Le présent projet de loi comporte plusieurs innovations louables : l'Ondam est exprimé en milliards d'euros et non plus en pourcentage d'évolution ; les opérateurs de l'Etat ne pourront plus recourir à l'emprunt ; enfin une norme de mesures nouvelles sur les prélèvements obligatoires est fixée en milliards d'euros : 10 milliards en 2011, puis 3 milliards chaque année entre 2012 et 2014. Je m'interroge en revanche sur la suppression de la limitation à quatre ans des nouvelles niches, rétablie il est vrai par l'Assemblée nationale. D'autre part, étant donné que les députés ont voté le gel en valeur des niches fiscales et sociales, il est possible de supprimer la règle de gage des niches nouvelles, moins contraignante.

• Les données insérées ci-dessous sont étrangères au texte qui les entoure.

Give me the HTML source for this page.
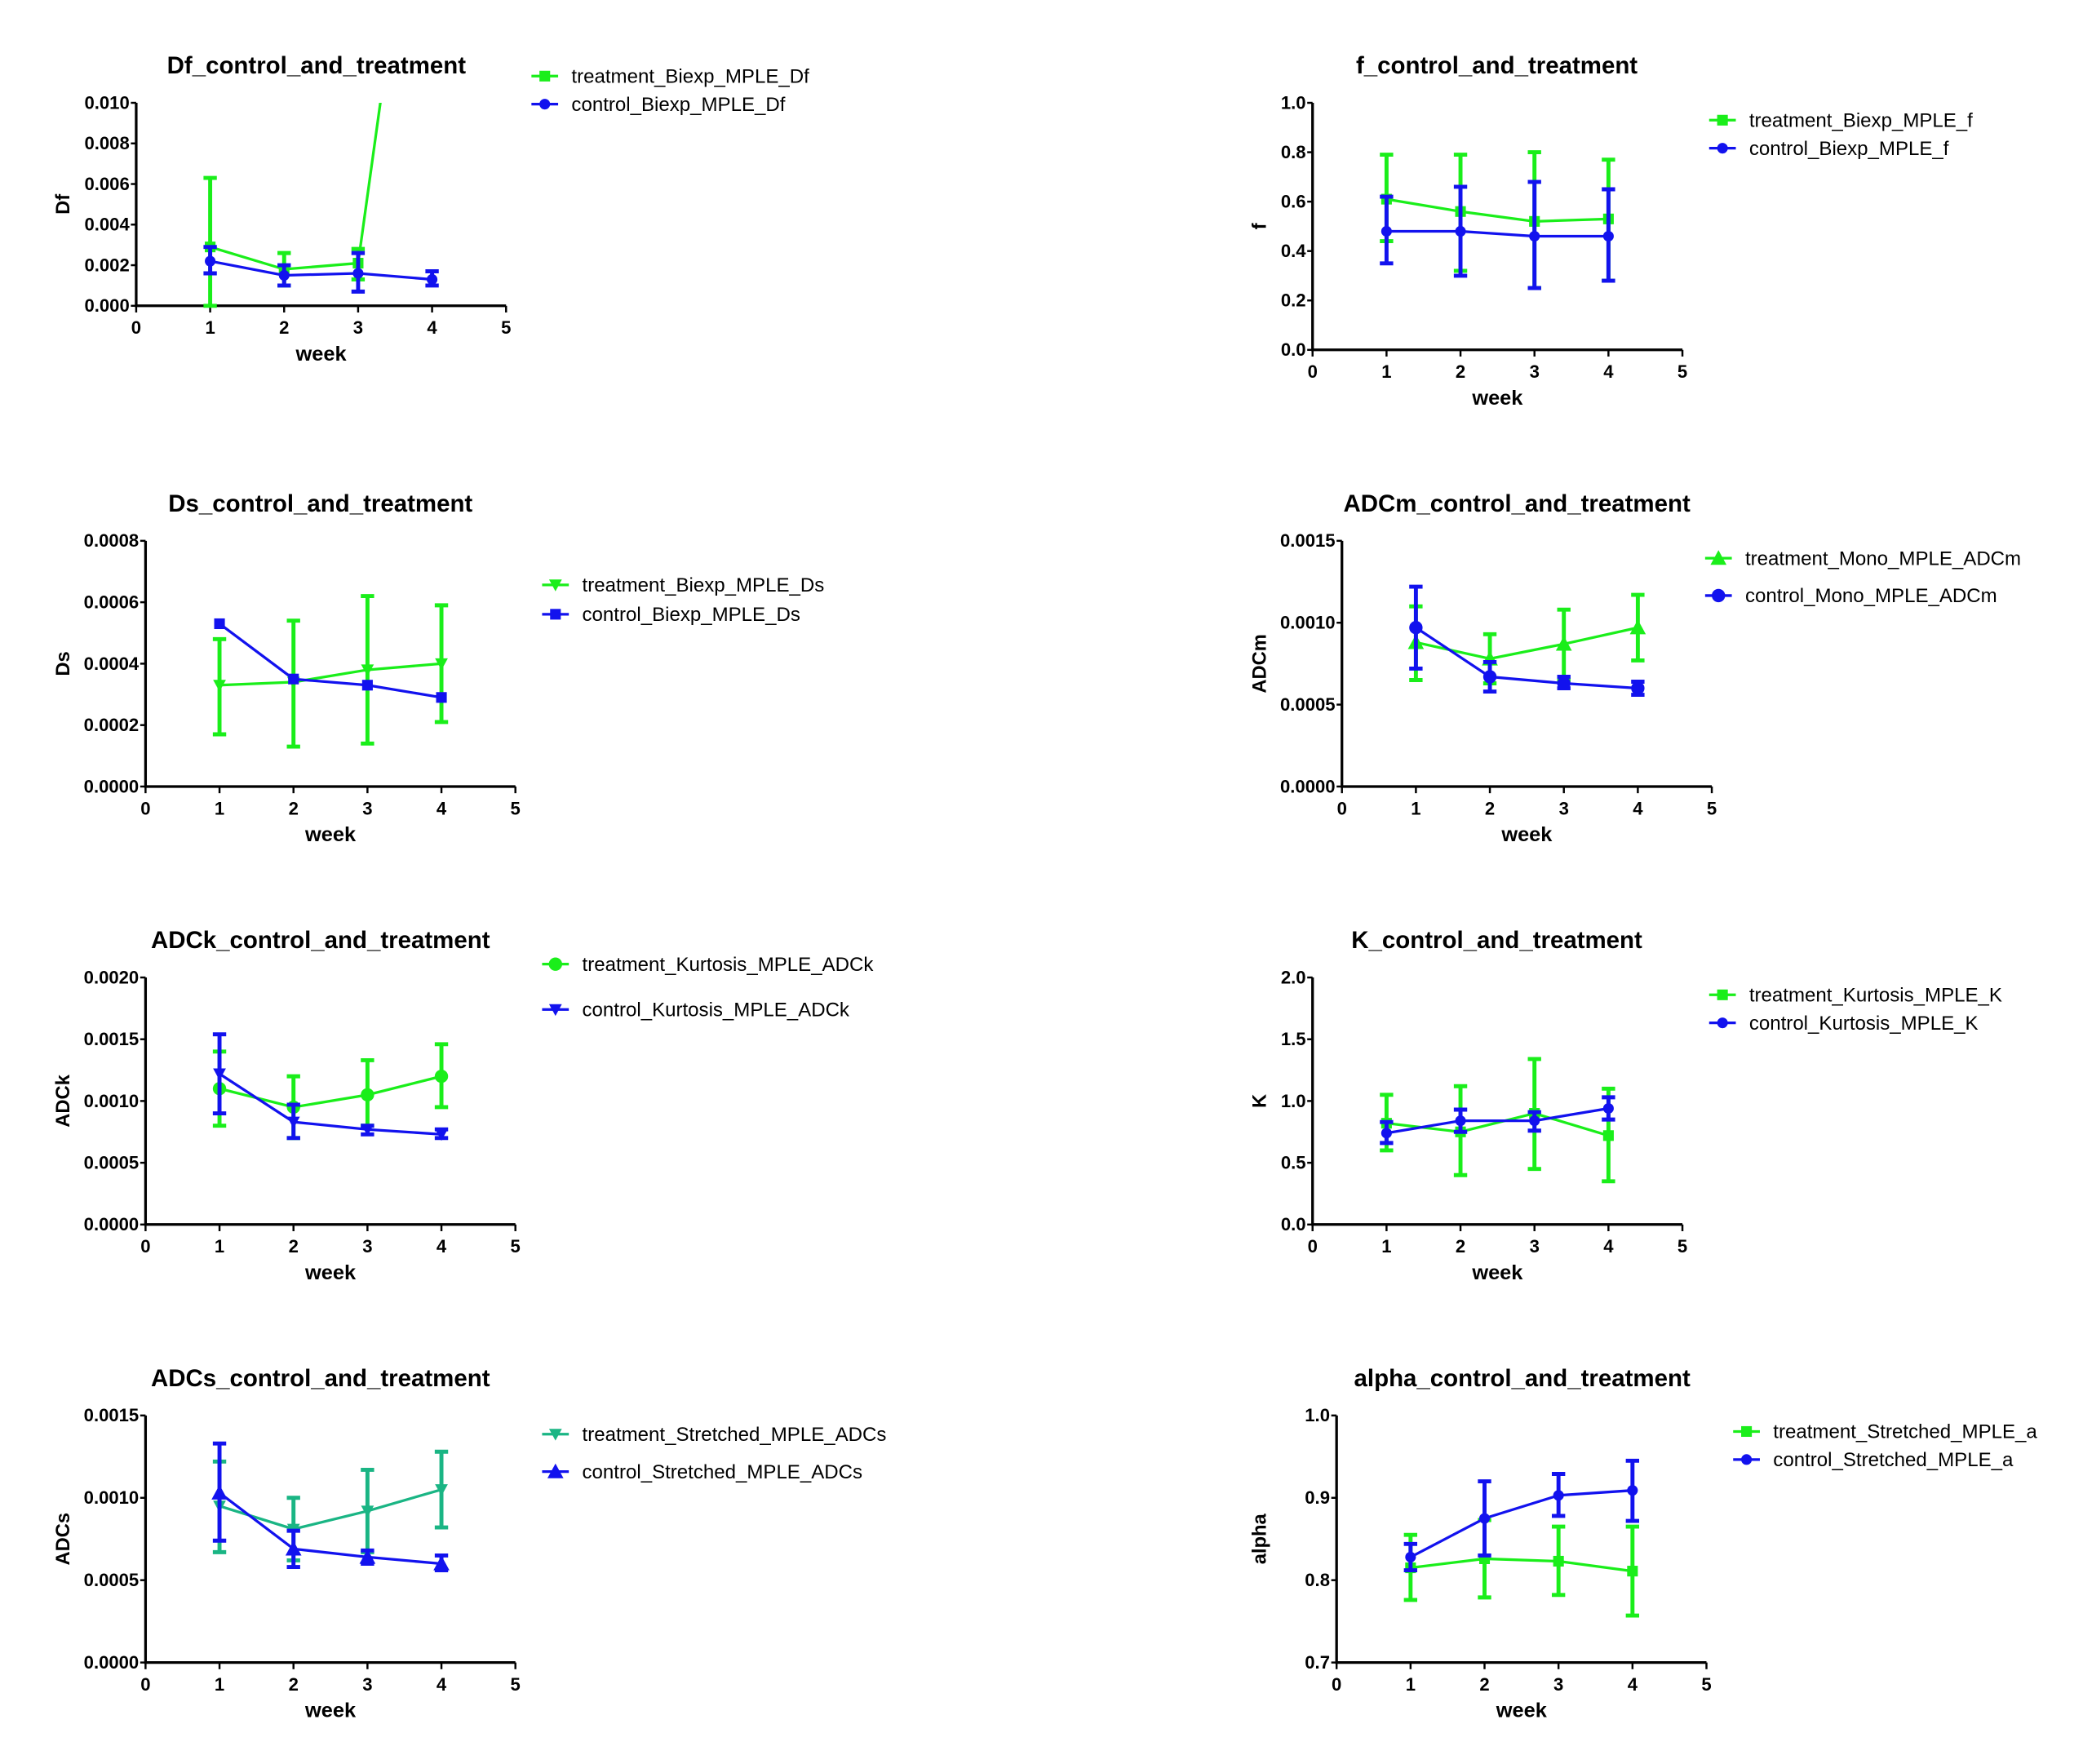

Je relève en outre que certaines préconisations de la commission des finances et du rapport Camdessus n'ont pas été suffisamment entendues : on peut douter de la prudence des hypothèses macro-économiques qui fondent ce projet de loi, et aucun instrument n'est mis en place pour piloter en temps réel l'exécution budgétaire et réagir en cas de dérapage.
Comme le ministre François Baroin, j'estime nécessaire de consolider la gouvernance des finances publiques. L'Etat ne perçoit qu'une part très minoritaire des prélèvements obligatoires. Le rapport Camdessus recommande de regrouper au moins les parties relatives aux recettes des lois de finances et de financement de la sécurité sociale : dans la plupart des autres pays le financement des régimes sociaux est assuré par le budget de l'Etat. Le système actuel est opaque : le financement de la Cades est inscrit cette année dans le projet de loi de finances, mais les modifications proposées par les députés impliquent des coordinations en loi de financement de la Sécurité sociale ...
Quant au niveau des prélèvements obligatoires, le Gouvernement prévoit qu'il atteindra 43,9 % du PIB en 2014 comme en 2006, en raison de l'augmentation spontanée du taux de prélèvements pour près de 1 point et de mesures nouvelles pour 1,4 point. Nous avons bâti un autre scénario moins pessimiste : si la croissance est de 2 % chaque année au lieu de 2 % en 2011 et 2,5 % les années suivantes, les prélèvements obligatoires devraient se stabiliser autour de 43,2 % en 2014, ce qui correspond au niveau de 2004.